As a father of 2.5 and 6mo, I will only add:
1. Don't count on the sleep being just your GF, especially if you're wanting the sleep for a workout the next day. Yes, whoever is staying home tends to take the baby more, and the mom generally has to take the baby more at first, but the mom is so exhausted from being a mom that you need to step up when you can. Whether it's burping the baby or changing the baby or warming a bottle. Do this because it's the right thing to do for your GF, but also for your own sanity. When true sleep deprivation kicks in, especially with the hormones, it can be very trying for a mom, and then you.
2. Be communicative about your training, but also train during the day at school when you can. Whoever said the stuff about "owing her one" is spot on. I was training for a big bike race while our first was 6-9mo old and there definitely was some resentment because it was very hard to do my riding at work or at 4am. Yes I got up and rode the trainer at 4 sometimes, or at 10 at night, but to ride outside meant 5am and that meant missing morning stuff. My wife was much more resentful of that time then when I was just working out, running on the treadmill at work, lifting, etc. during the work day. You have to consider that your GF's body will have changed giving birth and who knows how she will react to that, but one natural and reasonable reaction to that is "how come my BF is out there running, getting in shape, while I am back here watching the kid; it should be the other way around." So, while I think being open about what you need and expect in training is best, the more you can do where it doesnt "leave her with the baby" the better. And definitely give her some time in return, especially on the weekend long run.
3. Expect some strain in the relationship. This is natural. And it's hard. But it will get better. You guys both are doing something you've never done in a sleep deprived environment with no way of knowing if you're doing it right. For us, the first 6mo were a blur and a buzzsaw, but after that we started to come into our own. That's really when the baby started sleeping better. But even with our second, who sleeps better too, we just have less patience with each other. So realize that. And try not to get into a position where running is something else she for which she have less patience with or more resentment towards you.

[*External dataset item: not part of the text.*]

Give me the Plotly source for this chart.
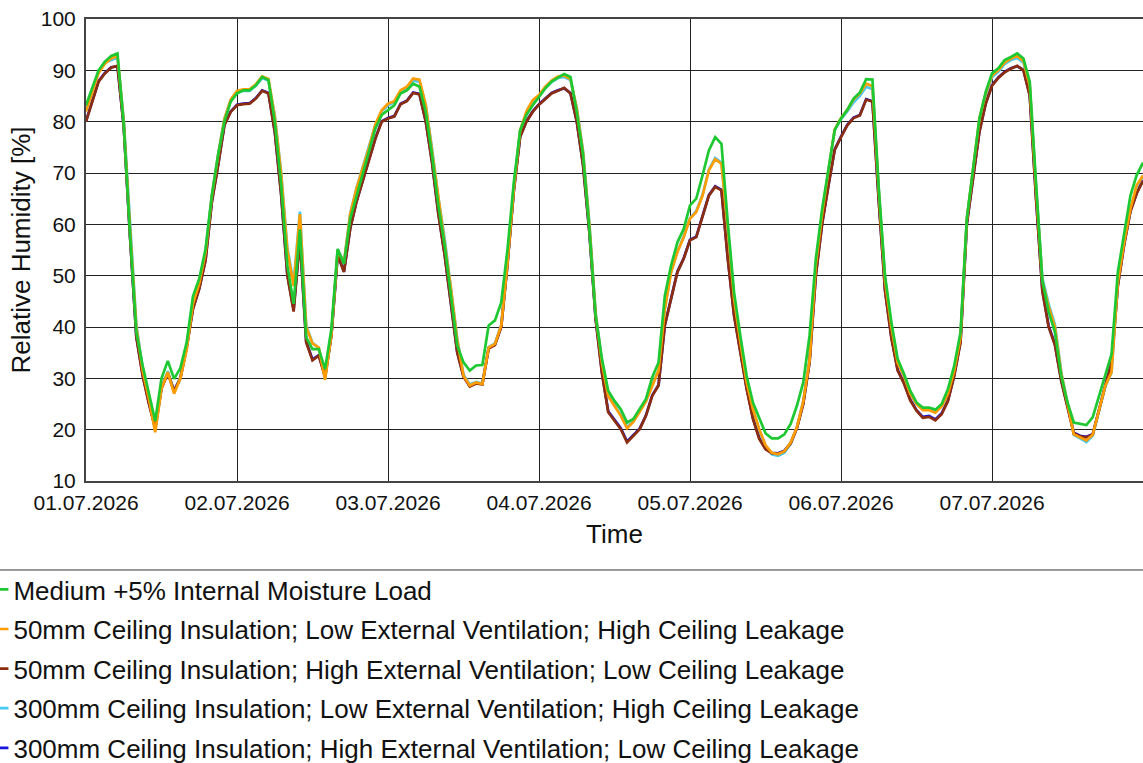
import pandas as pd
import plotly.graph_objects as go

# hourly time stamps, 01.07.2026 00:00 .. 08.07.2026 00:00
times = pd.date_range("2026-07-01 00:00", periods=169, freq="h")
tick_days = pd.date_range("2026-07-01", periods=7, freq="D")
tick_text = [d.strftime("%d.%m.%Y") for d in tick_days]

names = [
    "Medium +5% Internal Moisture Load",
    "50mm Ceiling Insulation; Low External Ventilation; High Ceiling Leakage",
    "50mm Ceiling Insulation; High External Ventilation; Low Ceiling Leakage",
    "300mm Ceiling Insulation; Low External Ventilation; High Ceiling Leakage",
    "300mm Ceiling Insulation; High External Ventilation; Low Ceiling Leakage",
]

rh_medium = [
    83.2, 86.8, 90.0, 91.7, 92.8, 93.3, 79.5, 58.0, 39.0, 32.5, 27.0, 21.7,
    30.0, 33.4, 29.9, 32.0, 37.0, 46.0, 49.4, 55.2, 65.6, 73.5, 80.0, 83.9,
    85.5, 86.1, 86.1, 87.1, 88.7, 88.1, 80.0, 68.0, 52.0, 44.5, 59.0, 38.0,
    35.7, 35.7, 31.8, 39.6, 55.2, 52.3, 61.1, 65.6, 69.9, 74.1, 78.7, 81.3,
    82.2, 83.2, 85.5, 86.1, 87.4, 86.8, 81.9, 73.5, 63.7, 55.9, 46.1, 36.4,
    33.1, 31.5, 32.5, 32.6, 40.3, 41.3, 44.8, 55.2, 68.2, 78.3, 81.3, 83.2,
    84.8, 86.5, 87.8, 88.5, 89.3, 88.7, 81.9, 73.5, 59.2, 42.2, 33.8, 27.6,
    25.6, 24.0, 21.4, 22.1, 24.0, 26.0, 30.2, 33.1, 46.1, 52.0, 56.5, 59.1,
    63.7, 65.0, 69.6, 74.4, 77.0, 75.7, 60.4, 46.8, 38.3, 30.5, 25.3, 22.1,
    19.3, 18.3, 18.3, 19.1, 21.1, 24.7, 29.2, 38.3, 53.3, 63.0, 70.9, 78.4,
    80.6, 82.3, 84.5, 85.7, 88.3, 88.2, 67.0, 50.0, 41.0, 33.8, 30.9, 27.6,
    25.3, 24.3, 24.3, 23.9, 25.0, 27.9, 32.5, 39.0, 61.1, 70.9, 80.6, 85.8,
    89.4, 90.4, 92.0, 92.6, 93.3, 92.3, 87.8, 68.0, 49.0, 43.0, 39.0, 30.5,
    25.3, 21.4, 21.1, 20.9, 22.4, 26.6, 30.5, 34.7, 50.7, 58.5, 65.6, 69.6,
    72.0,
]

rh_50_low_vent = [
    82.0, 86.0, 89.5, 91.3, 92.3, 92.8, 80.0, 59.0, 40.0, 31.5, 26.0, 19.5,
    28.0, 31.2, 27.0, 30.0, 35.5, 44.5, 48.5, 54.5, 65.5, 73.5, 80.5, 84.3,
    86.0, 86.3, 86.3, 87.3, 88.8, 88.3, 81.0, 70.0, 55.0, 48.0, 62.0, 40.0,
    36.8, 36.0, 29.7, 38.5, 55.0, 52.5, 62.0, 67.0, 71.0, 75.0, 79.5, 82.2,
    83.5, 84.0, 86.1, 86.8, 88.4, 88.2, 83.2, 74.5, 65.0, 57.0, 47.5, 37.5,
    30.5, 28.6, 29.2, 28.9, 36.0, 36.7, 40.3, 52.6, 67.0, 78.3, 82.0, 84.2,
    85.2, 86.8, 88.0, 88.8, 89.0, 88.3, 82.5, 74.0, 60.0, 42.5, 33.0, 26.5,
    24.6, 22.7, 20.3, 21.5, 23.5, 25.5, 28.5, 31.5, 43.5, 50.7, 54.6, 57.5,
    61.1, 62.4, 65.6, 70.5, 72.7, 71.8, 59.1, 45.5, 37.0, 29.2, 24.0, 20.1,
    17.0, 15.5, 15.2, 15.8, 17.5, 20.5, 25.5, 33.5, 52.0, 62.0, 70.5, 78.5,
    80.7, 82.3, 84.3, 85.5, 87.4, 86.9, 66.5, 49.0, 40.0, 33.0, 30.5, 27.0,
    25.0, 23.8, 23.8, 23.3, 24.5, 27.0, 31.5, 38.0, 61.0, 71.0, 80.6, 85.5,
    89.0, 90.0, 91.5, 92.3, 92.8, 91.8, 87.0, 67.0, 49.0, 44.0, 40.0, 31.0,
    25.0, 19.1, 18.5, 17.9, 19.0, 24.0, 28.5, 31.2, 48.7, 56.5, 63.0, 67.6,
    69.5,
]

rh_50_high_vent = [
    80.0, 84.0, 87.8, 89.4, 90.5, 90.9, 79.0, 57.5, 38.0, 30.5, 25.0, 20.3,
    28.0, 31.0, 27.5, 30.0, 36.0, 43.5, 47.4, 53.0, 64.3, 71.5, 79.3, 81.9,
    83.2, 83.4, 83.5, 84.5, 86.0, 85.5, 78.0, 66.0, 50.0, 43.0, 57.0, 37.0,
    33.5, 34.4, 30.3, 38.3, 54.0, 50.7, 59.2, 64.4, 68.6, 72.8, 76.7, 80.0,
    80.6, 81.0, 83.4, 84.0, 85.6, 85.3, 80.0, 72.0, 62.0, 54.0, 44.0, 35.0,
    30.3, 28.4, 29.0, 28.8, 35.8, 36.5, 40.0, 52.3, 66.5, 77.0, 80.0, 81.9,
    83.3, 84.5, 85.5, 86.0, 86.6, 85.5, 80.0, 71.5, 58.5, 41.5, 31.0, 23.4,
    21.7, 20.1, 17.5, 18.8, 20.1, 22.7, 26.6, 28.6, 40.3, 45.5, 50.7, 53.3,
    56.9, 57.5, 61.7, 65.6, 67.3, 66.6, 53.3, 42.2, 35.1, 27.9, 22.1, 18.2,
    16.2, 15.4, 15.3, 15.8, 17.3, 20.3, 25.0, 33.0, 50.0, 60.0, 67.5, 74.5,
    77.0, 79.3, 80.7, 81.2, 84.3, 83.9, 64.5, 47.0, 37.9, 31.5, 29.0, 25.7,
    23.7, 22.3, 22.5, 21.8, 23.0, 25.6, 30.5, 37.0, 60.0, 69.5, 78.0, 83.5,
    87.0, 88.5, 89.6, 90.3, 90.9, 90.0, 85.0, 65.0, 47.0, 40.0, 36.5, 29.5,
    24.5, 19.3, 18.7, 18.5, 19.0, 24.0, 28.5, 33.0, 48.0, 56.0, 62.5, 66.0,
    68.5,
]

rh_300_low_vent = [
    82.2, 86.2, 89.7, 91.5, 92.0, 92.5, 80.3, 59.5, 40.5, 32.0, 26.3, 19.8,
    28.2, 31.4, 27.3, 30.2, 35.8, 44.8, 48.7, 54.7, 65.7, 73.6, 80.6, 84.2,
    85.8, 86.0, 86.0, 87.0, 88.5, 88.0, 81.2, 70.3, 55.5, 48.5, 62.5, 40.3,
    36.9, 35.9, 29.8, 38.6, 55.1, 52.6, 62.1, 67.1, 71.1, 75.1, 79.4, 82.0,
    83.2, 83.8, 85.8, 86.5, 88.0, 87.8, 83.3, 74.8, 65.3, 57.3, 47.8, 37.8,
    30.7, 28.8, 29.3, 29.0, 36.1, 36.8, 40.4, 52.7, 67.1, 78.2, 81.8, 84.0,
    85.0, 86.5, 87.7, 88.5, 88.7, 88.1, 82.7, 74.3, 60.4, 42.8, 33.3, 26.8,
    24.8, 22.9, 20.5, 21.6, 23.6, 25.6, 28.6, 31.6, 43.6, 50.8, 54.7, 57.6,
    61.2, 62.6, 65.8, 70.7, 72.9, 72.0, 59.4, 45.8, 37.3, 29.4, 24.1, 20.0,
    16.8, 15.2, 14.9, 15.5, 17.3, 20.4, 25.6, 33.7, 52.1, 62.1, 70.4, 78.3,
    80.5, 82.0, 83.8, 85.0, 86.8, 86.3, 66.8, 49.4, 40.3, 33.2, 30.6, 27.1,
    25.0, 23.9, 23.9, 23.4, 24.6, 27.1, 31.6, 38.2, 61.0, 70.9, 80.3, 85.2,
    88.7, 89.7, 91.2, 92.0, 92.4, 91.5, 86.8, 67.4, 49.6, 44.5, 40.5, 31.3,
    25.1, 19.0, 18.3, 17.6, 18.8, 23.9, 28.4, 31.1, 48.6, 56.4, 62.9, 67.4,
    69.3,
]

rh_300_high_vent = [
    80.1, 84.1, 87.9, 89.5, 90.6, 90.8, 79.1, 57.7, 38.2, 30.7, 25.2, 20.4,
    28.1, 31.1, 27.6, 30.1, 36.1, 43.6, 47.5, 53.1, 64.4, 71.6, 79.4, 82.0,
    83.3, 83.5, 83.6, 84.6, 86.1, 85.6, 78.2, 66.2, 50.3, 43.4, 57.4, 37.2,
    33.7, 34.5, 30.4, 38.4, 54.1, 50.8, 59.3, 64.5, 68.7, 72.9, 76.8, 80.1,
    80.7, 81.1, 83.5, 84.1, 85.7, 85.4, 80.1, 72.2, 62.2, 54.2, 44.2, 35.2,
    30.4, 28.5, 29.1, 28.9, 35.9, 36.6, 40.1, 52.4, 66.6, 77.1, 80.1, 82.0,
    83.4, 84.6, 85.6, 86.1, 86.5, 85.6, 80.1, 71.7, 58.7, 41.7, 31.2, 23.6,
    21.9, 20.3, 17.7, 18.9, 20.2, 22.8, 26.7, 28.7, 40.4, 45.6, 50.8, 53.4,
    57.0, 57.6, 61.8, 65.7, 67.4, 66.7, 53.5, 42.4, 35.3, 28.1, 22.3, 18.4,
    16.3, 15.5, 15.4, 15.9, 17.4, 20.4, 25.1, 33.2, 50.2, 60.2, 67.6, 74.6,
    77.1, 79.4, 80.8, 81.3, 84.4, 84.0, 64.7, 47.2, 38.1, 31.7, 29.2, 25.9,
    23.8, 22.5, 22.7, 22.0, 23.2, 25.7, 30.6, 37.2, 60.1, 69.6, 78.1, 83.6,
    87.1, 88.6, 89.7, 90.4, 90.8, 90.1, 85.2, 65.2, 47.3, 40.2, 36.7, 29.7,
    24.6, 19.4, 18.8, 18.6, 19.1, 24.1, 28.6, 33.1, 48.1, 56.1, 62.6, 66.1,
    68.6,
]

series = [rh_medium, rh_50_low_vent, rh_50_high_vent, rh_300_low_vent, rh_300_high_vent]
colors = ["#1ec832", "#ff9c00", "#8c2d0f", "#46c8f5", "#1414dc"]
# drawn bottom to top so green sits over orange, orange over brown etc.
draw_order = [4, 3, 2, 1, 0]

FONT = "Liberation Sans, Arial, sans-serif"

fig = go.Figure()
for i in draw_order:
    fig.add_trace(go.Scatter(
        x=times, y=series[i], mode="lines", name=names[i],
        line=dict(color=colors[i], width=2.7),
        legendrank=i + 1, legendgroup=str(i),
    ))

fig.update_xaxes(
    range=[times[0], times[-1]],
    tickvals=tick_days, ticktext=tick_text,
    showgrid=True, gridcolor="#222", gridwidth=1,
    showline=True, linecolor="#444", linewidth=2, mirror=True,
    ticks="", tickfont=dict(size=21, color="#111"), ticklabelstandoff=2,
    title=dict(text="Time", font=dict(size=26, color="#111"), standoff=12),
)
fig.update_yaxes(
    range=[10, 100], dtick=10,
    showgrid=True, gridcolor="#222", gridwidth=1,
    showline=True, linecolor="#444", linewidth=2, mirror=True,
    ticks="", tickfont=dict(size=21, color="#111"), ticklabelstandoff=4,
    title=dict(text="Relative Humidity [%]", font=dict(size=26, color="#111"), standoff=3),
)

# thin rule between the chart and the legend
fig.add_shape(type="line", xref="paper", yref="paper",
              x0=-0.09, x1=1.0, y0=-0.1926, y1=-0.1926,
              line=dict(color="#333", width=1))

fig.update_layout(
    width=1143, height=763,
    margin=dict(l=86, r=0, t=19, b=282, autoexpand=False),
    plot_bgcolor="white", paper_bgcolor="white",
    font=dict(family=FONT, color="#111"),
    showlegend=True,
    legend=dict(
        x=-0.1065, y=-0.184, xanchor="left", yanchor="top",
        font=dict(size=26, color="#111"),
        tracegroupgap=2.8, itemwidth=30,
        bgcolor="rgba(0,0,0,0)",
    ),
)

fig.write_html("out.html", config={"displayModeBar": False},
               post_script="document.body.style.margin='0';")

Good luck with everything. I wasnt training at an elite level but was riding 15 hours a week. It was hard to do but doable. The thing is, you never know how the baby will sleep and you dont know how either of you will react to things. My wife was very postpartum with the first one but not with the second one. Maybe that informs why my post has some negative aspects to it, but I dont mean it that way. It's just really hard if everything goes well, and REALLY hard if there are complications, like sleep, bad postpartum, etc., which are all natural and no one's fault and you cant do anything about them.